While Adams plans to continue releasing new seasonal designs for Tachee, she’s also interested in expanding into home goods—just as soon as she finds the right fabric. “This is good, but I think people would prefer cotton,” she says, holding up a printed piece of poly-blend that features a pattern of teal and blue flowers. The print looks like Warhol’s flowers went to Finland for a cold-water swim with Marimekko. It’s bright, modern, and quite Maine. I tell her that I’d buy a pillow with that fabric, and she looks thoughtful. “I hope people like it.” She’ll have to consider it a bit further before she starts manufacturing them for sale.

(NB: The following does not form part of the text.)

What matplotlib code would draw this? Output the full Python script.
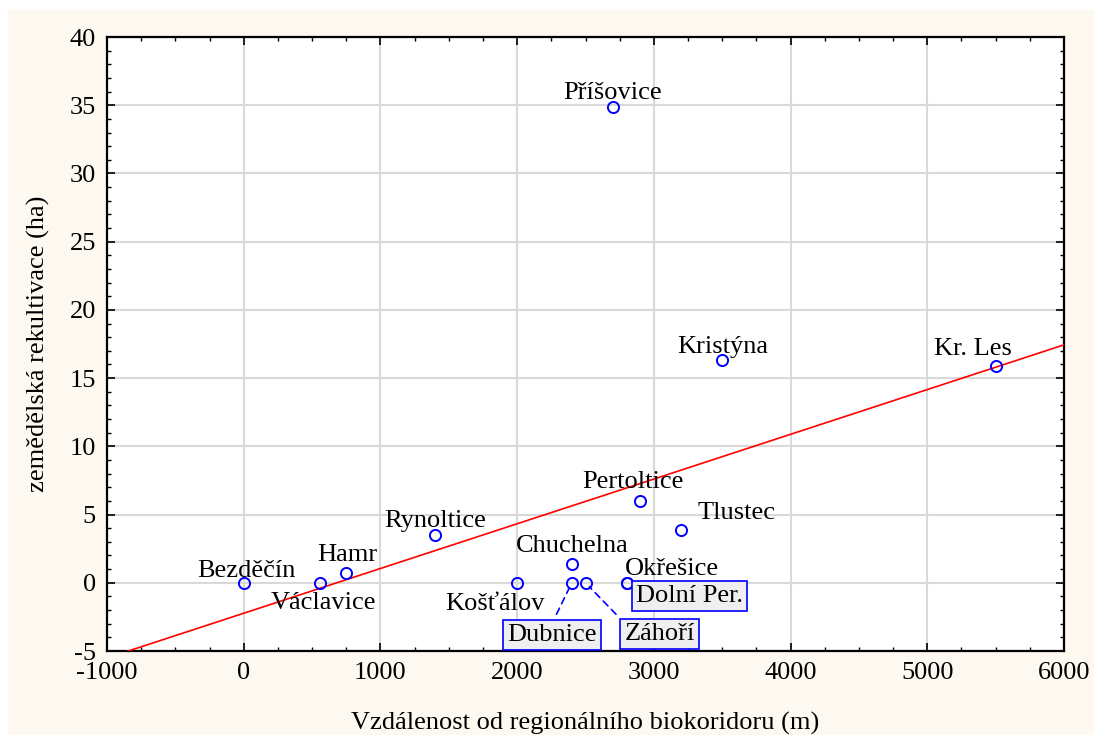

Visiting Adams in her studio, I feel a bit like I am witnessing a diver about to plunge or a bird about to take flight. A self-described “outsider” to the local arts scene, Adams strikes me as ready for an even bigger audience. The attention has been coming fast and furious lately, and she seems perfectly capable of keeping up. She’s filled with plans—to start quilting, to turn a series of quilts into a series of paintings, to launch a line of clothes for women, to start exhibiting in galleries, to sell baby quilts, to make dolls. She explains that she’s never had a problem melding her fine art, craft, and commerce. To her, it’s all part of the practice. “My brain is always looking for improvements,” she says. “It’s all about smooth systems, and financial success would help facilitate that.” She’s always in motion, always planning her next step. She’s still learning how to say no to opportunities that aren’t a good fit.

But this, too, is exciting. Adams doesn’t want to be “everywhere.” She wants to build something relatively modest: a business that can support a family. I ask her what her big goal is, thinking I’ll hear about her wildest dreams, her pie-in-the-sky ambitions. “My goal is to do this,” she says, looking around. “And only this.” I have a strong suspicion she’ll get there soon.